- **Short problem**
Your answer should be a single number: the count of lines containing "with".

━━━━━━━━━━━━━━━━

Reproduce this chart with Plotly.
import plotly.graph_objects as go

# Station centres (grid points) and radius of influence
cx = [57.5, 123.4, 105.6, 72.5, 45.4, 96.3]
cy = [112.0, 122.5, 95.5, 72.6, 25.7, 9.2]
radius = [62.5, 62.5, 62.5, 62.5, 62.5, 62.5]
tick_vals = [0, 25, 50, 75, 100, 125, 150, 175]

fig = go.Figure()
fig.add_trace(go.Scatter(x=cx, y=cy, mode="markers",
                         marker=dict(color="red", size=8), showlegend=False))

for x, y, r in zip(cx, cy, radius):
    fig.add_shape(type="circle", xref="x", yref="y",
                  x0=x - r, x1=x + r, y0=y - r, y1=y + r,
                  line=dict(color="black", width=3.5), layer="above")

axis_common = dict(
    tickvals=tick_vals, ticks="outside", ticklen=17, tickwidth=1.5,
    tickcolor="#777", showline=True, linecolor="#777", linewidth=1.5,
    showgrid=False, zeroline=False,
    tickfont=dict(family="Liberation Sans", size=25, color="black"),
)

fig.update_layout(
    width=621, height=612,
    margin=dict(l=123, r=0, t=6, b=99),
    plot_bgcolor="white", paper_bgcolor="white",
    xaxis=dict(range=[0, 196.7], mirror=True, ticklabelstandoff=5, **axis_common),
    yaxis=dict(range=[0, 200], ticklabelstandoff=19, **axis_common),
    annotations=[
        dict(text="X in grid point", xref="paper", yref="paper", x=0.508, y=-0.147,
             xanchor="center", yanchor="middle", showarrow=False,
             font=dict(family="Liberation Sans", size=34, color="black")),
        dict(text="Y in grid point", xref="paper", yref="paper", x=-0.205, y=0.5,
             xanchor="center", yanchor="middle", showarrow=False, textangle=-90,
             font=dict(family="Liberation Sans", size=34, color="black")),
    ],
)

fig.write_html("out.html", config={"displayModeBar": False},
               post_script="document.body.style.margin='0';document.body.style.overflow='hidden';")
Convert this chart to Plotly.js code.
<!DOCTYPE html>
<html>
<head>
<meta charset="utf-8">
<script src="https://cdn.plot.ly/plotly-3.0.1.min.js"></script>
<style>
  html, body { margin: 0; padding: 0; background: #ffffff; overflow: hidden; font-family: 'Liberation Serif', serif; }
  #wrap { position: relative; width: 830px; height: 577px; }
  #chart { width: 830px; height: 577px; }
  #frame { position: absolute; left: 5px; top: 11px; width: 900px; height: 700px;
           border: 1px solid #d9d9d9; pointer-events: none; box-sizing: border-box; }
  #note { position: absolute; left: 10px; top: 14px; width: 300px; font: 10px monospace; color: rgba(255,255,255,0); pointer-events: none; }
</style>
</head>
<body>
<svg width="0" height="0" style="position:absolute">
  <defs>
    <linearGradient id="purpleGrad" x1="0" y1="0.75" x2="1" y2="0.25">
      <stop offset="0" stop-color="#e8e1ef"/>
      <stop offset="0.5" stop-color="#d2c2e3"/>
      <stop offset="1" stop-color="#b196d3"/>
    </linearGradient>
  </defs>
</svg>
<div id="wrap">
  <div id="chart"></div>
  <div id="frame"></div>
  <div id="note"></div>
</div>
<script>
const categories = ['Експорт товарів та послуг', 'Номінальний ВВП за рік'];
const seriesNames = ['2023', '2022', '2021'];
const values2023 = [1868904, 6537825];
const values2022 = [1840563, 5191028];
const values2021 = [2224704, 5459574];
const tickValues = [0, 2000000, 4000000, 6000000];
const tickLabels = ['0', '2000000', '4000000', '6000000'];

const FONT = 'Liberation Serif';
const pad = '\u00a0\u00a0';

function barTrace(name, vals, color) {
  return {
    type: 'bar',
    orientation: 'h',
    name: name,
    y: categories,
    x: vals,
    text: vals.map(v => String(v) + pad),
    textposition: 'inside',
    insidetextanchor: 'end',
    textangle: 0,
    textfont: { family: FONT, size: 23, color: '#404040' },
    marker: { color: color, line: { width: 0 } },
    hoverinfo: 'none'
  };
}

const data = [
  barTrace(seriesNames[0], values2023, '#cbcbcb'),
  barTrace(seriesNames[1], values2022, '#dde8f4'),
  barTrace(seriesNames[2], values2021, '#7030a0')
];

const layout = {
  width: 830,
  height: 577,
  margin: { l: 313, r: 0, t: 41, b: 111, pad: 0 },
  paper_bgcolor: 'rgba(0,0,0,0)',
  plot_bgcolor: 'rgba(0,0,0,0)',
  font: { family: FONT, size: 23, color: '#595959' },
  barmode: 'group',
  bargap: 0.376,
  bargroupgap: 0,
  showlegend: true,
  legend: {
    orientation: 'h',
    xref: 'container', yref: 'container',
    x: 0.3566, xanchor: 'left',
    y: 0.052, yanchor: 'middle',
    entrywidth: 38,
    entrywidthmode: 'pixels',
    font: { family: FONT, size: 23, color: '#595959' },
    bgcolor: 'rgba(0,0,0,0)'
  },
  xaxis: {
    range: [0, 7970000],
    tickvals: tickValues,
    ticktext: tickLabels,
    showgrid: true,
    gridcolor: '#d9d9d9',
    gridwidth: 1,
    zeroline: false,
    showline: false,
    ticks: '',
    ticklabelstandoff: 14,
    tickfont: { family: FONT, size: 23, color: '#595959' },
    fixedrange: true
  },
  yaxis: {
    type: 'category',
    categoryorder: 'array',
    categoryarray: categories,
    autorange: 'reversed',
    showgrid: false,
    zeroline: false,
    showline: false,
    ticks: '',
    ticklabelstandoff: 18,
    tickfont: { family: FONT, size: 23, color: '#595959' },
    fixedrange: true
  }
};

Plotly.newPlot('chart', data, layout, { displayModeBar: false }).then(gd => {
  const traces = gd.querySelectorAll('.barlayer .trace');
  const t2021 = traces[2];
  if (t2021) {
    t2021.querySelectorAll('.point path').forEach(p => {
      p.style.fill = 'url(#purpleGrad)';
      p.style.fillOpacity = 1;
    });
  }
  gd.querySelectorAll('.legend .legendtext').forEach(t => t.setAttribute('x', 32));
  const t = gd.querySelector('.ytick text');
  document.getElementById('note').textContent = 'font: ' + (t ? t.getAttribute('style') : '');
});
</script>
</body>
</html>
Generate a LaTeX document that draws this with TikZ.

━━━━━━━━━━━━━━━━

- **Response for this exercise**
2